▶ _Given data_:
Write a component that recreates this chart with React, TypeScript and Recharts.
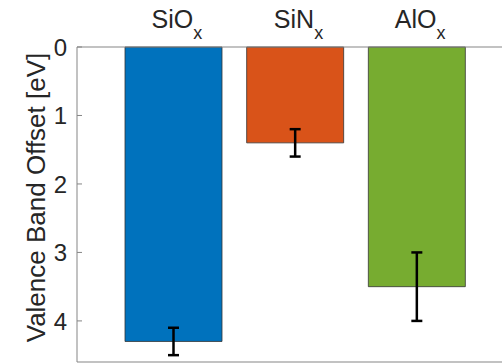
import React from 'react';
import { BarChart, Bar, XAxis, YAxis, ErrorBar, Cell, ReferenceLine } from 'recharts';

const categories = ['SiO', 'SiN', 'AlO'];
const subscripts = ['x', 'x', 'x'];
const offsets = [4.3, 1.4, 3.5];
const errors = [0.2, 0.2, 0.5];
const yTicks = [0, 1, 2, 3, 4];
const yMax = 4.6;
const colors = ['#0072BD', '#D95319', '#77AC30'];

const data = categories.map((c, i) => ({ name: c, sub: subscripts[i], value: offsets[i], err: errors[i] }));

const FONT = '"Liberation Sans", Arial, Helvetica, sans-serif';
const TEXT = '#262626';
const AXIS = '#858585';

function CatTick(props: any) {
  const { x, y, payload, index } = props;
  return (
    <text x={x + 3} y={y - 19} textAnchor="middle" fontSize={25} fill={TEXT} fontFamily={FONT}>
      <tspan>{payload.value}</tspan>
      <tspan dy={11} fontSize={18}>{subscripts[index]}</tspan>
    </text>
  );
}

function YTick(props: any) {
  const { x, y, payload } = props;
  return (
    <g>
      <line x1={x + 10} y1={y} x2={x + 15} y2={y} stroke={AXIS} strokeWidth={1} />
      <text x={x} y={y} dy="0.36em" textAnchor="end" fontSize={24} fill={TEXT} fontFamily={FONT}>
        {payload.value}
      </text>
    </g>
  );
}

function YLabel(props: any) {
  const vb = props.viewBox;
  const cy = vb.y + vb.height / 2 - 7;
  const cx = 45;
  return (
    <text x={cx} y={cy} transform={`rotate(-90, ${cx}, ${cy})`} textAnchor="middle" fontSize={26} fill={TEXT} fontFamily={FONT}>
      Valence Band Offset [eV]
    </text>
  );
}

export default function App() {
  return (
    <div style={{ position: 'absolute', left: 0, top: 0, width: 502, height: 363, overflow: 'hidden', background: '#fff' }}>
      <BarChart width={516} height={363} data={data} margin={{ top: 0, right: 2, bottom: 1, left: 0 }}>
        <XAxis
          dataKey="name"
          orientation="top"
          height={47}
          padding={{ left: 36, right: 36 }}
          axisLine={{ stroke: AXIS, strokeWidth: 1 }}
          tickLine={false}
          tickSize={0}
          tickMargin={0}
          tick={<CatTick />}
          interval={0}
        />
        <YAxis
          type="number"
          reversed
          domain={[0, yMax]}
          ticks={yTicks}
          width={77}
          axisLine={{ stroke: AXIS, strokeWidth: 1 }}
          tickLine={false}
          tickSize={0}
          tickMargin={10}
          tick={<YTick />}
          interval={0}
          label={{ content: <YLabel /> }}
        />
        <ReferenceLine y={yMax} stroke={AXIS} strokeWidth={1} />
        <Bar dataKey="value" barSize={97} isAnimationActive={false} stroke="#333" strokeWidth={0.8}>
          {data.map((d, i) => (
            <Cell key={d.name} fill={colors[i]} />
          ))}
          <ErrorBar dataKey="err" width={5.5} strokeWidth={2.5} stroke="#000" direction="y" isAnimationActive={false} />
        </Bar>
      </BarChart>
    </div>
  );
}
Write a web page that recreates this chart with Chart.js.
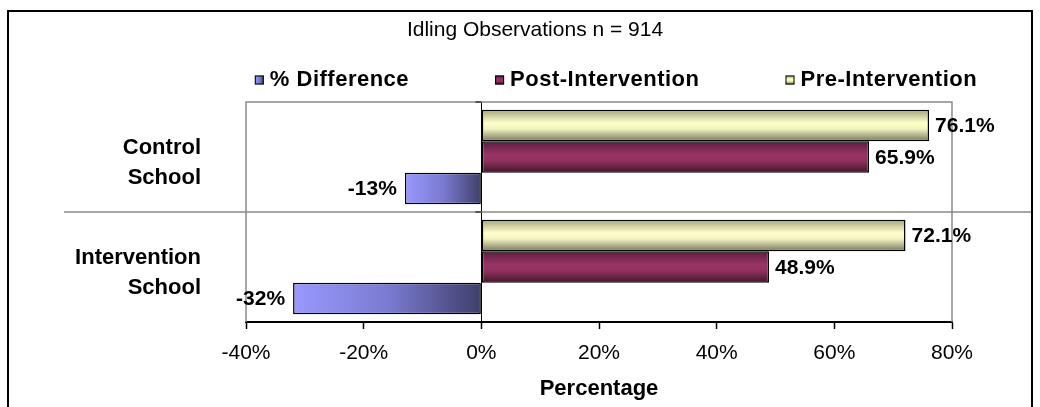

▶ _Exercise aim_: Retype the entries word for word. Omit any images.

▶ _Complete output_:
Write a component that recreates this chart with React, TypeScript and Recharts.
import React from 'react';
import { BarChart, Bar, XAxis, YAxis, ErrorBar, Cell, ReferenceLine } from 'recharts';

const categories = ['SiO', 'SiN', 'AlO'];
const subscripts = ['x', 'x', 'x'];
const offsets = [4.3, 1.4, 3.5];
const errors = [0.2, 0.2, 0.5];
const yTicks = [0, 1, 2, 3, 4];
const yMax = 4.6;
const colors = ['#0072BD', '#D95319', '#77AC30'];

const data = categories.map((c, i) => ({ name: c, sub: subscripts[i], value: offsets[i], err: errors[i] }));

const FONT = '"Liberation Sans", Arial, Helvetica, sans-serif';
const TEXT = '#262626';
const AXIS = '#858585';

function CatTick(props: any) {
  const { x, y, payload, index } = props;
  return (
    <text x={x + 3} y={y - 19} textAnchor="middle" fontSize={25} fill={TEXT} fontFamily={FONT}>
      <tspan>{payload.value}</tspan>
      <tspan dy={11} fontSize={18}>{subscripts[index]}</tspan>
    </text>
  );
}

function YTick(props: any) {
  const { x, y, payload } = props;
  return (
    <g>
      <line x1={x + 10} y1={y} x2={x + 15} y2={y} stroke={AXIS} strokeWidth={1} />
      <text x={x} y={y} dy="0.36em" textAnchor="end" fontSize={24} fill={TEXT} fontFamily={FONT}>
        {payload.value}
      </text>
    </g>
  );
}

function YLabel(props: any) {
  const vb = props.viewBox;
  const cy = vb.y + vb.height / 2 - 7;
  const cx = 45;
  return (
    <text x={cx} y={cy} transform={`rotate(-90, ${cx}, ${cy})`} textAnchor="middle" fontSize={26} fill={TEXT} fontFamily={FONT}>
      Valence Band Offset [eV]
    </text>
  );
}

export default function App() {
  return (
    <div style={{ position: 'absolute', left: 0, top: 0, width: 502, height: 363, overflow: 'hidden', background: '#fff' }}>
      <BarChart width={516} height={363} data={data} margin={{ top: 0, right: 2, bottom: 1, left: 0 }}>
        <XAxis
          dataKey="name"
          orientation="top"
          height={47}
          padding={{ left: 36, right: 36 }}
          axisLine={{ stroke: AXIS, strokeWidth: 1 }}
          tickLine={false}
          tickSize={0}
          tickMargin={0}
          tick={<CatTick />}
          interval={0}
        />
        <YAxis
          type="number"
          reversed
          domain={[0, yMax]}
          ticks={yTicks}
          width={77}
          axisLine={{ stroke: AXIS, strokeWidth: 1 }}
          tickLine={false}
          tickSize={0}
          tickMargin={10}
          tick={<YTick />}
          interval={0}
          label={{ content: <YLabel /> }}
        />
        <ReferenceLine y={yMax} stroke={AXIS} strokeWidth={1} />
        <Bar dataKey="value" barSize={97} isAnimationActive={false} stroke="#333" strokeWidth={0.8}>
          {data.map((d, i) => (
            <Cell key={d.name} fill={colors[i]} />
          ))}
          <ErrorBar dataKey="err" width={5.5} strokeWidth={2.5} stroke="#000" direction="y" isAnimationActive={false} />
        </Bar>
      </BarChart>
    </div>
  );
}
Write a web page that recreates this chart with Chart.js.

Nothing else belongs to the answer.